There is so much to be said for the freedom and creativity that goes hand-in-hand with freelancing. Whatever your profession, working remotely allows you to establish a work-life balance which suits your personal needs and goals, and often allows you a great deal of autonomy in terms of your business decisions. But the freelance lifestyle presents a unique set of challenges, particularly when it comes to mental health. Sometimes an incredibly lonely career choice, which usually involves a large amount of time spent working from home, it is easy, as a freelancer, to let your mental health slip into the sidelines. But keeping your mind and body healthy and happy will benefit you greatly – both in your professional and personal life!


Learning from my own experience, after more than 2 years of freelancing, I wanted to compile a list of the most effective ways to take care of your mental health as a freelancer. Read on for my 5 top tips.




1. Give yourself regular breaks


It may seem like a given, but allowing yourself regular breaks from work is beneficial for a number of reasons. Primarily, it will help you get back to work feeling refreshed, recharged, and more productive – even after just ten minutes. As a freelancer, when left to structure your own day, it’s tempting to just keep working for as long as possible, in order to meet a deadline or get ahead on a project; try to avoid this.

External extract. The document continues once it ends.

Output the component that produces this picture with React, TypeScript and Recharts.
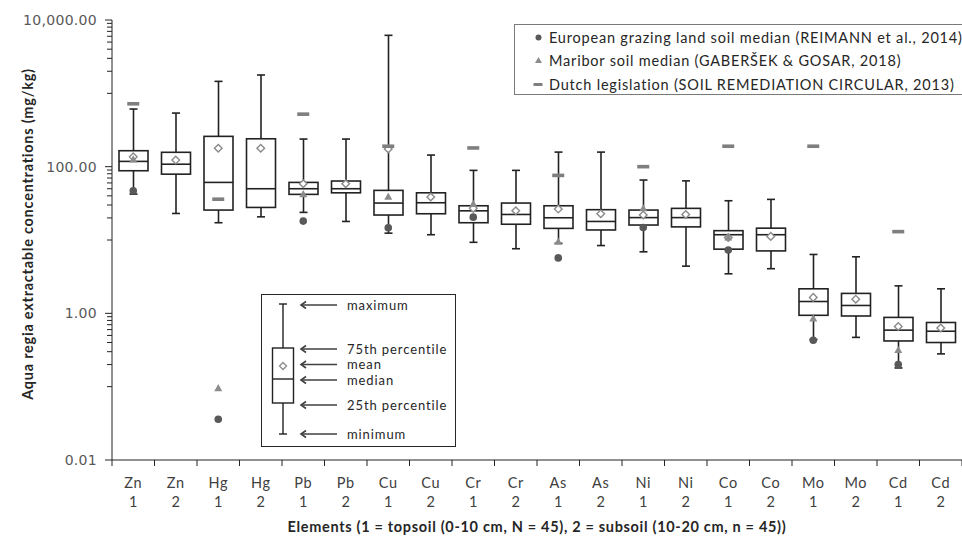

During these breaks, make sure to move away from your desk or work area, too.




2. Reach out to others


Freelancing can sometimes be incredibly lonely – especially if you choose not to work from a coworking space or office. Try to develop a network of like-minded ‘colleagues’ in your field – even digitally! This allows you to discuss new ideas, voice frustrations, or even ask questions you’re unsure of; it also renders you less isolated, and can help you realise that you are not alone in your worries or concerns. Make sure that you are reaching out to at least one other person each day, whether that’s an old friend, or someone from your freelancing network.




3. Move your body at least once a day


Once you’ve signed off for the day, it’s easy to crumble onto the sofa and start binging the latest Netflix drama. Whilst this may sometimes be the perfect ending to a long, stressful day, it’s incredibly important for your mental health to get moving in some way. Whether that means going out for a walk accompanied by a good podcast, following an at-home workout session, or heading to the gym, exercise will help you clear your mind. It also tends to help you sleep better at night.




4. Don't burn yourself out


As freelancers, it’s tempting to just keep working until you physically can’t keep your eyes open any longer. It’s also difficult to take holidays, or to give yourself time off, without dragging your laptop around with you. There’s often a sense of guilt associated with spending a day away from work – but remember that taking time away is imperative to your mental and physical health. Listen to your body: if you wake up one day and feel as if you’re not able to work, then cut yourself some slack. After all, you get to decide your own hours: make the most of this!




5. Stop comparing yourself to others


Imposter syndrome is a huge problem among freelancers. It’s sometimes easy to convince yourself that you don’t know what you’re doing, or that others are doing it better than you. Just try to remember that everyone is following their own path, at their own pace. Telling someone to ‘stop comparing themselves’ to others in their field is much easier said than done, but it’s true: remember that everyone is going through the same ups and downs, and that the best you can do is to make the decisions that are right for you and for your business.